Both nations today are far more inclined to support liberalized international trade, partly because of their tradition of limited government and partly because it is clearly in their own economic interests to do so. A U.S.–U.K. free trade area would be a powerful symbol of a shared and renewed Anglo–American commitment to economic freedom in the international realm and, as such, a reassertion of their successful policy after 1945 of promoting growth, both in the West and around the world, by advancing freedom.

Freedom, of course, is a much broader concept than economic freedom, as vital as that form of freedom is to prosperity, growth, and liberty. By the same token, the Anglo–American relationship is much broader than the economic and financial ties between the two nations, as vital as they are. The political leadership necessary to negotiate and, in the U.S., win congressional approval of a U.S.–U.K. free trade area would signal a clear recommitment on the part of both nations to their enduring relationship.

Finally, the negotiation of a U.S.–U.K. free trade area would be an opportunity for the U.S. and Britain to establish their preferred approach for advancing free trade, an approach that should emphasize reducing regulations that impede trade in a way that is compatible with democratic sovereignty. With tariffs in many sectors now low, future free trade agreements will focus increasingly on non-tariff barriers.

.A U.S.–U.K. free trade area would be an opportunity to negotiate an agreement between two advanced industrialized nations with major financial centers. An Anglo–American agreement would adopt an approach of mutual recognition under which each side would agree to accept the standards of the other. A U.S.–U.K. agreement would focus on sectors in which agreement is likely to be easy (including the promotion of investment) and on the major gains that are to be had (for example, in the agricultural sector).

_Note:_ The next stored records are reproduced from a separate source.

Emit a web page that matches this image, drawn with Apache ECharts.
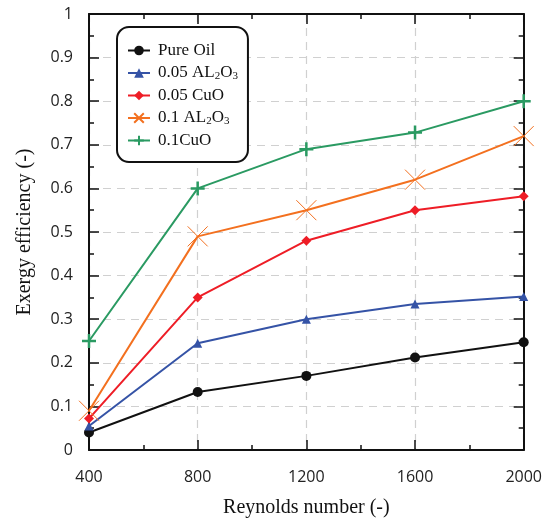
<!DOCTYPE html>
<html><head><meta charset="utf-8">
<script src="https://cdn.jsdelivr.net/npm/echarts@6/dist/echarts.min.js"></script>
<style>html,body{margin:0;padding:0;background:#fff}#c{width:545px;height:523px}</style>
</head><body><div id="c"></div>
<script>
const reynolds = [400, 800, 1200, 1600, 2000];
const pureOil   = [0.040, 0.133, 0.170, 0.212, 0.247];
const al005     = [0.055, 0.245, 0.300, 0.335, 0.352];
const cuo005    = [0.072, 0.350, 0.480, 0.550, 0.582];
const al01      = [0.090, 0.490, 0.550, 0.620, 0.720];
const cuo01     = [0.250, 0.600, 0.690, 0.728, 0.800];
const seriesNames = ['Pure Oil', '0.05 AL2O3', '0.05 CuO', '0.1 AL2O3', '0.1CuO'];
const legendLabels = ['Pure Oil', '0.05 AL{sub|2}O{sub|3}', '0.05 CuO', '0.1 AL{sub|2}O{sub|3}', '0.1CuO'];
const xAxisName = 'Reynolds number (-)';
const yAxisName = 'Exergy efficiency (-)';

const SERIF = 'Liberation Serif';
const SANS = 'Open Sans';
const pairs = arr => reynolds.map((x, i) => [x, arr[i]]);
const colors = ['#111111', '#3553a6', '#ee1d26', '#f3701f', '#2a9a62'];
const dataSets = [pureOil, al005, cuo005, al01, cuo01];
const symbols = ['circle', 'triangle', 'diamond', 'path://M0,0L10,10M10,0L0,10', 'path://M5,0L5,10M0,5L10,5'];
const sizes = [10, 9, 10, 20, 14];

const series = dataSets.map((d, i) => {
  const stroked = i >= 3;
  return {
    name: seriesNames[i], type: 'line', data: pairs(d),
    symbol: symbols[i], symbolSize: sizes[i], showAllSymbol: true,
    lineStyle: { color: colors[i], width: 2 },
    itemStyle: stroked ? { color: 'none', borderColor: colors[i], borderWidth: i === 3 ? 1 : 2.5 } : { color: colors[i] },
    emphasis: { disabled: true }, animation: false, z: 3
  };
});

const tickCommon = { show: true, inside: true, length: 10, lineStyle: { color: '#111', width: 1.5 } };
const minorCommon = { show: true, splitNumber: 2, length: 5, lineStyle: { color: '#111', width: 1.5 } };
const axisLineCommon = { show: true, onZero: false, lineStyle: { color: '#111', width: 2 } };
const dashed = { show: true, lineStyle: { color: '#d0d0d0', type: [8, 6], width: 1.2 } };

const chart = echarts.init(document.getElementById('c'));
chart.setOption({
  animation: false,
  backgroundColor: '#fff',
  grid: { left: 89, right: 16, top: 14, bottom: 73 },
  legend: {
    left: 117, top: 27, orient: 'vertical',
    data: seriesNames,
    formatter: n => legendLabels[seriesNames.indexOf(n)],
    itemWidth: 22, itemHeight: 12, itemGap: 5,
    padding: [15, 10, 13, 10],
    borderColor: '#111', borderWidth: 2, borderRadius: 12,
    backgroundColor: '#fff',
    textStyle: { fontFamily: SERIF, fontSize: 17, lineHeight: 16, color: '#111', padding: [0, 0, 0, 3],
      rich: { sub: { fontFamily: SERIF, fontSize: 11, lineHeight: 16, color: '#111', padding: [7, 0, 0, 0] } } }
  },
  xAxis: [{
    type: 'value', min: 400, max: 2000, interval: 400,
    name: xAxisName, nameLocation: 'middle', nameGap: 48,
    nameTextStyle: { fontFamily: SERIF, fontSize: 20, color: '#111' },
    axisLine: axisLineCommon, axisTick: tickCommon, minorTick: minorCommon,
    axisLabel: { fontFamily: SANS, fontSize: 16, color: '#222', margin: 19, formatter: v => String(v) },
    splitLine: dashed
  }, {
    type: 'value', position: 'top', min: 400, max: 2000, interval: 400,
    axisLine: axisLineCommon, axisTick: tickCommon, minorTick: minorCommon,
    axisLabel: { show: false }, splitLine: { show: false }
  }],
  yAxis: [{
    type: 'value', min: 0, max: 1, interval: 0.1,
    name: yAxisName, nameLocation: 'middle', nameGap: 54, nameRotate: 90,
    nameTextStyle: { fontFamily: SERIF, fontSize: 20, color: '#111' },
    axisLine: axisLineCommon, axisTick: tickCommon, minorTick: minorCommon,
    axisLabel: { fontFamily: SANS, fontSize: 16, color: '#222', margin: 16,
      formatter: v => (Math.round(v * 10) / 10).toString() },
    splitLine: dashed
  }, {
    type: 'value', position: 'right', min: 0, max: 1, interval: 0.1,
    axisLine: axisLineCommon, axisTick: tickCommon, minorTick: minorCommon,
    axisLabel: { show: false }, splitLine: { show: false }
  }],
  series: series
});
</script></body></html>
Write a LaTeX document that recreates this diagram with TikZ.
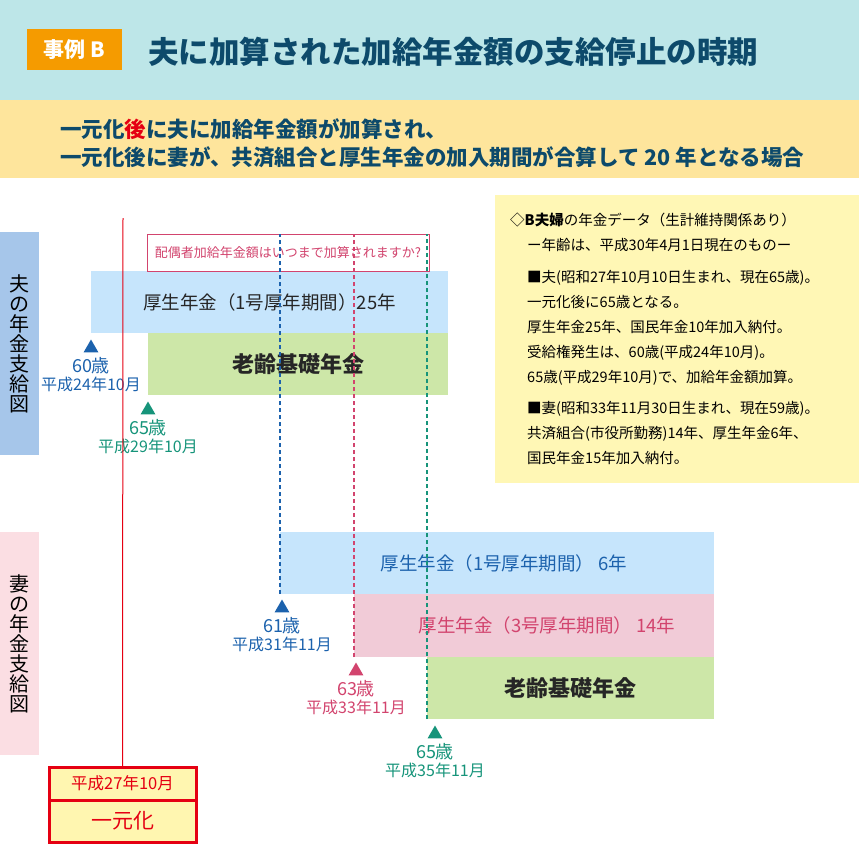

An Anglo–American FTA based on these principles would also establish what both nations would seek to achieve in trade negotiations with other nations. That does not mean that every trade agreement either nation negotiated would need to be a carbon copy of the Anglo–American one. It means that, having committed themselves to a high-quality agreement that promotes economic freedom and respects national sovereignty in the context of the U.S.–U.K. relationship, they would base future negotiations on the same principles.